Examples might be indefinitely multiplied without intruding on any disputed ground. But enough has been said to show that the admitted functions of government embrace a much wider field than can easily be included within the ring-fence of any restrictive definition, and that it is hardly possible to find any ground of justification common to them all, except the comprehensive one of general expediency; nor to limit the interference of government by any universal rule, save the simple and vague one, that it should never be admitted but when the case of expediency is strong.
§3. Some observations, however, may be usefully bestowed on the nature of the considerations on which the question of government interference is most likely to turn, and on the mode of estimating the comparative magnitude of the expediencies involved. This will form the last of the three parts, into which our discussion of the principles and effects of government interference may conveniently be divided. The following will be our division of the subject.
We shall first consider the economical effects arising from the manner in which governments perform their necessary and acknowledged functions.
We shall then pass to certain governmental interferences of what I have termed the optional kind (i.e. overstepping the boundaries of the universally acknowledged functions) which have heretofore taken place, and in some cases still take place, under the influence of false general theories.
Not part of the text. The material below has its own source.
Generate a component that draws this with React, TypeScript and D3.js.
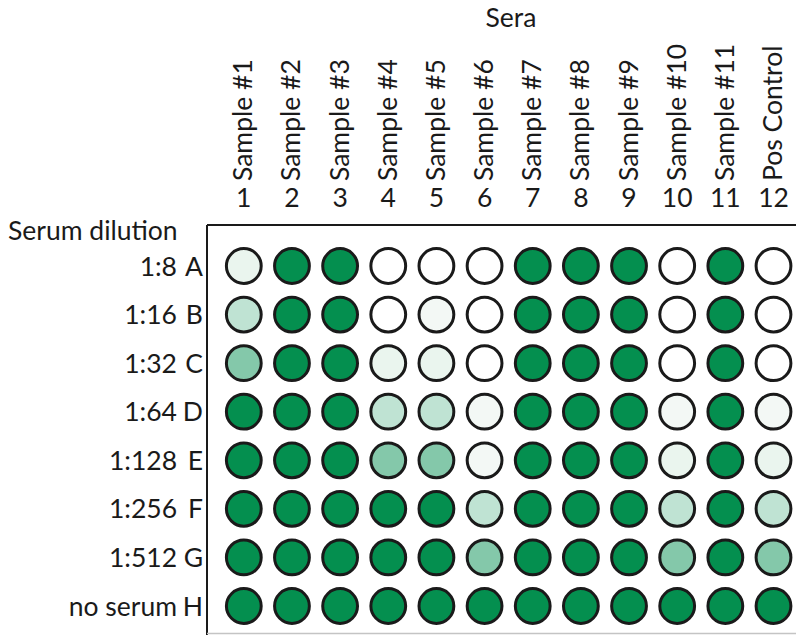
import React from "react";
import * as d3 from "d3";

const columnNumbers = ["1", "2", "3", "4", "5", "6", "7", "8", "9", "10", "11", "12"];
const columnNames = [
  "Sample #1", "Sample #2", "Sample #3", "Sample #4", "Sample #5", "Sample #6",
  "Sample #7", "Sample #8", "Sample #9", "Sample #10", "Sample #11", "Pos Control",
];
const rowLetters = ["A", "B", "C", "D", "E", "F", "G", "H"];
const rowDilutions = ["1:8", "1:16", "1:32", "1:64", "1:128", "1:256", "1:512", "no serum"];

// signal level per well (0 = none ... 5 = full), one array per row A..H, columns 1..12
const rowA = [2, 5, 5, 0, 0, 0, 5, 5, 5, 0, 5, 0];
const rowB = [3, 5, 5, 0, 1, 0, 5, 5, 5, 0, 5, 0];
const rowC = [4, 5, 5, 2, 2, 0, 5, 5, 5, 0, 5, 0];
const rowD = [5, 5, 5, 3, 3, 1, 5, 5, 5, 1, 5, 1];
const rowE = [5, 5, 5, 4, 4, 1, 5, 5, 5, 2, 5, 2];
const rowF = [5, 5, 5, 5, 5, 3, 5, 5, 5, 3, 5, 3];
const rowG = [5, 5, 5, 5, 5, 4, 5, 5, 5, 4, 5, 4];
const rowH = [5, 5, 5, 5, 5, 5, 5, 5, 5, 5, 5, 5];
const wellLevels = [rowA, rowB, rowC, rowD, rowE, rowF, rowG, rowH];

const levelDomain = [0, 1, 2, 3, 4, 5];
const levelColors = ["#ffffff", "#f3f8f5", "#eaf5ee", "#bfe3d3", "#84c8aa", "#048f4f"];

const FONT = "Lato, 'Open Sans', sans-serif";
const FS = 26.5;

export default function App() {
  const W = 796;
  const H = 635;
  const x = d3.scalePoint<string>().domain(columnNumbers).range([243.8, 773.5]);
  const y = d3.scalePoint<string>().domain(rowLetters).range([266, 606]);
  const color = d3.scaleOrdinal<number, string>().domain(levelDomain).range(levelColors);

  const frameLeft = 207;
  const frameTop = 225;

  return (
    <svg
      width={W}
      height={H}
      style={{ position: "absolute", left: 0, top: 0, background: "#fff" }}
      fontFamily={FONT}
    >
      <rect x={0} y={0} width={W} height={H} fill="#fff" />
      {/* frame */}
      <line x1={frameLeft} y1={frameTop} x2={W} y2={frameTop} stroke="#1a1a1a" strokeWidth={2} />
      <line x1={frameLeft} y1={frameTop} x2={frameLeft} y2={H} stroke="#1a1a1a" strokeWidth={2} />
      <line x1={frameLeft} y1={633.5} x2={W} y2={633.5} stroke="#c4c4c4" strokeWidth={1.5} />

      {/* title */}
      <text x={511} y={27} fontSize={FS} textAnchor="middle" fill="#1a1a1a">Sera</text>
      <text x={8} y={240} fontSize={FS} fill="#1a1a1a">Serum dilution</text>

      {/* column labels */}
      {columnNumbers.map((c, i) => (
        <g key={c}>
          <text
            transform={`translate(${(x(c) as number) + 8.5},181) rotate(-90)`}
            fontSize={FS}
            fill="#1a1a1a"
          >
            {columnNames[i]}
          </text>
          <text x={x(c)} y={207} fontSize={FS} textAnchor="middle" fill="#1a1a1a">
            {c}
          </text>
        </g>
      ))}

      {/* row labels */}
      {rowLetters.map((r, i) => (
        <g key={r}>
          <text x={177} y={(y(r) as number) + 9.5} fontSize={FS} textAnchor="end" fill="#1a1a1a">
            {rowDilutions[i]}
          </text>
          <text x={203} y={(y(r) as number) + 9.5} fontSize={FS} textAnchor="end" fill="#1a1a1a">
            {r}
          </text>
        </g>
      ))}

      {/* wells */}
      {wellLevels.map((row, ri) =>
        row.map((lv, ci) => (
          <circle
            key={`${ri}-${ci}`}
            cx={x(columnNumbers[ci])}
            cy={y(rowLetters[ri])}
            r={17.4}
            fill={color(lv)}
            stroke="#1a1a1a"
            strokeWidth={3}
          />
        ))
      )}
    </svg>
  );
}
It will lastly remain to inquire whether, independently of any false theory, and consistently with a correct view of the laws which regulate human affairs, there be any cases of the optional class in which governmental interference is really advisable, and what are those cases.
The first of these divisions is of an extremely miscellaneous character: since the necessary functions of government, and those which are so manifestly expedient that they have never or very rarely been objected to, are, as already pointed out, too various to be brought under any very simple classification. Those, however, which are of principal importance, which alone it is necessary here to consider, may be reduced to the following general heads.
First, the means adopted by governments to raise the revenue which is the condition of their existence.
Secondly, the nature of the laws which they prescribe on the two great subjects of Property and Contracts.
Thirdly, the excellences or defects of the system of means by which they enforce generally the execution of their laws, namely, their judicature and police.
We commence with the first head, that is, with the theory of Taxation.